- [Your goal]: Pictures stay out of the copy; restate everything else in the material exactly.

_____

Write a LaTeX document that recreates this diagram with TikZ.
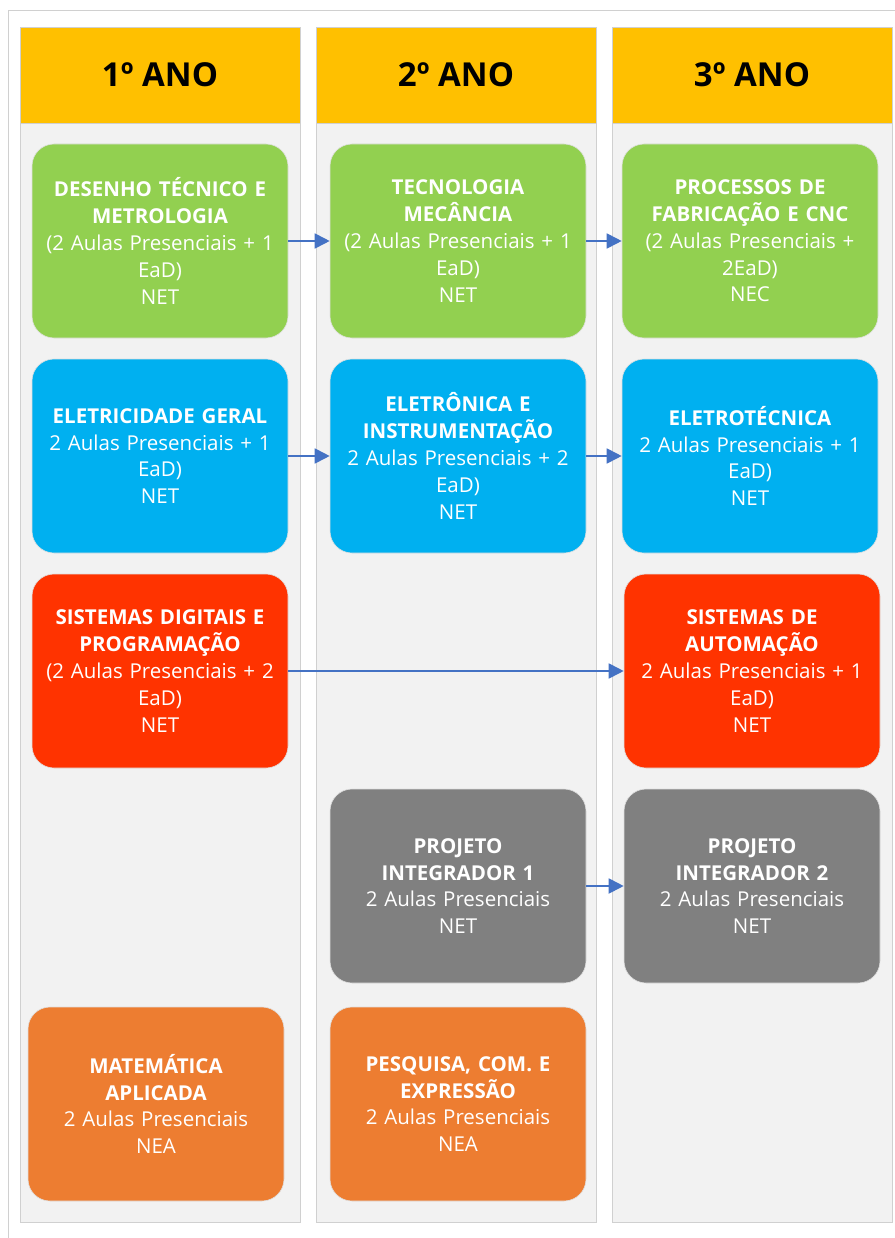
\documentclass[tikz,border=0pt]{standalone}
\usepackage{fontspec}
\setmainfont{Open Sans}
\usepackage{xcolor}
\usetikzlibrary{arrows.meta}

\definecolor{anoamarelo}{HTML}{FFC000}
\definecolor{fundocol}{HTML}{F2F2F2}
\definecolor{bordacol}{HTML}{D0D0D0}
\definecolor{verdedisc}{HTML}{92D050}
\definecolor{azuldisc}{HTML}{00B0F0}
\definecolor{vermdisc}{HTML}{FF3300}
\definecolor{cinzadisc}{HTML}{808080}
\definecolor{laranjadisc}{HTML}{ED7D31}
\definecolor{azulseta}{HTML}{4472C4}

\tikzset{
    coluna/.style = {draw = bordacol, fill = fundocol, line width = 0.8pt},
    cabecalho/.style = {draw = bordacol, fill = anoamarelo, line width = 0.8pt,
        minimum width = 280pt, minimum height = 96pt, inner sep = 0pt,
        font = \bfseries\fontsize{33}{38}\selectfont},
    disciplina/.style = {rounded corners = 22pt, draw = black!12, line width = 0.6pt,
        minimum width = 256pt, minimum height = 194pt, inner sep = 0pt,
        text width = 250pt, align = center, text = white,
        font = \fontsize{20.5}{26.8}\selectfont},
    seta/.style = {draw = azulseta, line width = 1.8pt,
        -{Triangle[length = 15pt, width = 15pt]}}
}

\begin{document}
\begin{tikzpicture}[x = 1pt, y = -1pt]
    \useasboundingbox (0, 0) rectangle (894, 1238);
    \fill[white] (0, 0) rectangle (894, 1238);

    % moldura externa
    \draw[bordacol, line width = 0.8pt] (8, 1238) -- (8, 10) -- (900, 10);

    % colunas
    \filldraw[coluna] (20, 123) rectangle (300, 1222);
    \filldraw[coluna] (316, 123) rectangle (596, 1222);
    \filldraw[coluna] (612, 123) rectangle (892, 1222);

    \node[cabecalho] (ano1) at (160, 75) {1º ANO};
    \node[cabecalho] (ano2) at (456, 75) {2º ANO};
    \node[cabecalho] (ano3) at (752, 75) {3º ANO};

    % 1o ano
    \node[disciplina, fill = verdedisc] (desenho) at (160, 241)
        {\textbf{DESENHO TÉCNICO E\\METROLOGIA}\\(2 Aulas Presenciais + 1\\EaD)\\NET};
    \node[disciplina, fill = azuldisc] (eletricidade) at (160, 456)
        {\textbf{ELETRICIDADE GERAL}\\2 Aulas Presenciais + 1\\EaD)\\NET};
    \node[disciplina, fill = vermdisc] (digitais) at (160, 671)
        {\textbf{SISTEMAS DIGITAIS E\\PROGRAMAÇÃO}\\(2 Aulas Presenciais + 2\\EaD)\\NET};
    \node[disciplina, fill = laranjadisc] (matematica) at (156, 1104)
        {\textbf{MATEMÁTICA\\APLICADA}\\2 Aulas Presenciais\\NEA};

    % 2o ano
    \node[disciplina, fill = verdedisc] (tecnologia) at (458, 241)
        {\textbf{TECNOLOGIA\\MECÂNCIA}\\(2 Aulas Presenciais + 1\\EaD)\\NET};
    \node[disciplina, fill = azuldisc] (eletronica) at (458, 456)
        {\textbf{ELETRÔNICA E\\INSTRUMENTAÇÃO}\\2 Aulas Presenciais + 2\\EaD)\\NET};
    \node[disciplina, fill = cinzadisc] (projeto1) at (458, 886)
        {\textbf{PROJETO\\INTEGRADOR 1}\\2 Aulas Presenciais\\NET};
    \node[disciplina, fill = laranjadisc] (pesquisa) at (458, 1104)
        {\textbf{PESQUISA, COM. E\\EXPRESSÃO}\\2 Aulas Presenciais\\NEA};

    % 3o ano
    \node[disciplina, fill = verdedisc] (processos) at (750, 241)
        {\textbf{PROCESSOS DE\\FABRICAÇÃO E CNC}\\(2 Aulas Presenciais +\\2EaD)\\NEC};
    \node[disciplina, fill = azuldisc] (eletrotecnica) at (750, 456)
        {\textbf{ELETROTÉCNICA}\\2 Aulas Presenciais + 1\\EaD)\\NET};
    \node[disciplina, fill = vermdisc] (automacao) at (752, 671)
        {\textbf{SISTEMAS DE\\AUTOMAÇÃO}\\2 Aulas Presenciais + 1\\EaD)\\NET};
    \node[disciplina, fill = cinzadisc] (projeto2) at (752, 886)
        {\textbf{PROJETO\\INTEGRADOR 2}\\2 Aulas Presenciais\\NET};

    % setas
    \draw[seta] (desenho) -- (tecnologia);
    \draw[seta] (tecnologia) -- (processos);
    \draw[seta] (eletricidade) -- (eletronica);
    \draw[seta] (eletronica) -- (eletrotecnica);
    \draw[seta] (digitais) -- (automacao);
    \draw[seta] (projeto1) -- (projeto2);
\end{tikzpicture}
\end{document}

_____

- [Exercise result]:
Write a LaTeX document that recreates this diagram with TikZ.
\documentclass[tikz,border=0pt]{standalone}
\usepackage{fontspec}
\setmainfont{Open Sans}
\usepackage{xcolor}
\usetikzlibrary{arrows.meta}

\definecolor{anoamarelo}{HTML}{FFC000}
\definecolor{fundocol}{HTML}{F2F2F2}
\definecolor{bordacol}{HTML}{D0D0D0}
\definecolor{verdedisc}{HTML}{92D050}
\definecolor{azuldisc}{HTML}{00B0F0}
\definecolor{vermdisc}{HTML}{FF3300}
\definecolor{cinzadisc}{HTML}{808080}
\definecolor{laranjadisc}{HTML}{ED7D31}
\definecolor{azulseta}{HTML}{4472C4}

\tikzset{
    coluna/.style = {draw = bordacol, fill = fundocol, line width = 0.8pt},
    cabecalho/.style = {draw = bordacol, fill = anoamarelo, line width = 0.8pt,
        minimum width = 280pt, minimum height = 96pt, inner sep = 0pt,
        font = \bfseries\fontsize{33}{38}\selectfont},
    disciplina/.style = {rounded corners = 22pt, draw = black!12, line width = 0.6pt,
        minimum width = 256pt, minimum height = 194pt, inner sep = 0pt,
        text width = 250pt, align = center, text = white,
        font = \fontsize{20.5}{26.8}\selectfont},
    seta/.style = {draw = azulseta, line width = 1.8pt,
        -{Triangle[length = 15pt, width = 15pt]}}
}

\begin{document}
\begin{tikzpicture}[x = 1pt, y = -1pt]
    \useasboundingbox (0, 0) rectangle (894, 1238);
    \fill[white] (0, 0) rectangle (894, 1238);

    % moldura externa
    \draw[bordacol, line width = 0.8pt] (8, 1238) -- (8, 10) -- (900, 10);

    % colunas
    \filldraw[coluna] (20, 123) rectangle (300, 1222);
    \filldraw[coluna] (316, 123) rectangle (596, 1222);
    \filldraw[coluna] (612, 123) rectangle (892, 1222);

    \node[cabecalho] (ano1) at (160, 75) {1º ANO};
    \node[cabecalho] (ano2) at (456, 75) {2º ANO};
    \node[cabecalho] (ano3) at (752, 75) {3º ANO};

    % 1o ano
    \node[disciplina, fill = verdedisc] (desenho) at (160, 241)
        {\textbf{DESENHO TÉCNICO E\\METROLOGIA}\\(2 Aulas Presenciais + 1\\EaD)\\NET};
    \node[disciplina, fill = azuldisc] (eletricidade) at (160, 456)
        {\textbf{ELETRICIDADE GERAL}\\2 Aulas Presenciais + 1\\EaD)\\NET};
    \node[disciplina, fill = vermdisc] (digitais) at (160, 671)
        {\textbf{SISTEMAS DIGITAIS E\\PROGRAMAÇÃO}\\(2 Aulas Presenciais + 2\\EaD)\\NET};
    \node[disciplina, fill = laranjadisc] (matematica) at (156, 1104)
        {\textbf{MATEMÁTICA\\APLICADA}\\2 Aulas Presenciais\\NEA};

    % 2o ano
    \node[disciplina, fill = verdedisc] (tecnologia) at (458, 241)
        {\textbf{TECNOLOGIA\\MECÂNCIA}\\(2 Aulas Presenciais + 1\\EaD)\\NET};
    \node[disciplina, fill = azuldisc] (eletronica) at (458, 456)
        {\textbf{ELETRÔNICA E\\INSTRUMENTAÇÃO}\\2 Aulas Presenciais + 2\\EaD)\\NET};
    \node[disciplina, fill = cinzadisc] (projeto1) at (458, 886)
        {\textbf{PROJETO\\INTEGRADOR 1}\\2 Aulas Presenciais\\NET};
    \node[disciplina, fill = laranjadisc] (pesquisa) at (458, 1104)
        {\textbf{PESQUISA, COM. E\\EXPRESSÃO}\\2 Aulas Presenciais\\NEA};

    % 3o ano
    \node[disciplina, fill = verdedisc] (processos) at (750, 241)
        {\textbf{PROCESSOS DE\\FABRICAÇÃO E CNC}\\(2 Aulas Presenciais +\\2EaD)\\NEC};
    \node[disciplina, fill = azuldisc] (eletrotecnica) at (750, 456)
        {\textbf{ELETROTÉCNICA}\\2 Aulas Presenciais + 1\\EaD)\\NET};
    \node[disciplina, fill = vermdisc] (automacao) at (752, 671)
        {\textbf{SISTEMAS DE\\AUTOMAÇÃO}\\2 Aulas Presenciais + 1\\EaD)\\NET};
    \node[disciplina, fill = cinzadisc] (projeto2) at (752, 886)
        {\textbf{PROJETO\\INTEGRADOR 2}\\2 Aulas Presenciais\\NET};

    % setas
    \draw[seta] (desenho) -- (tecnologia);
    \draw[seta] (tecnologia) -- (processos);
    \draw[seta] (eletricidade) -- (eletronica);
    \draw[seta] (eletronica) -- (eletrotecnica);
    \draw[seta] (digitais) -- (automacao);
    \draw[seta] (projeto1) -- (projeto2);
\end{tikzpicture}
\end{document}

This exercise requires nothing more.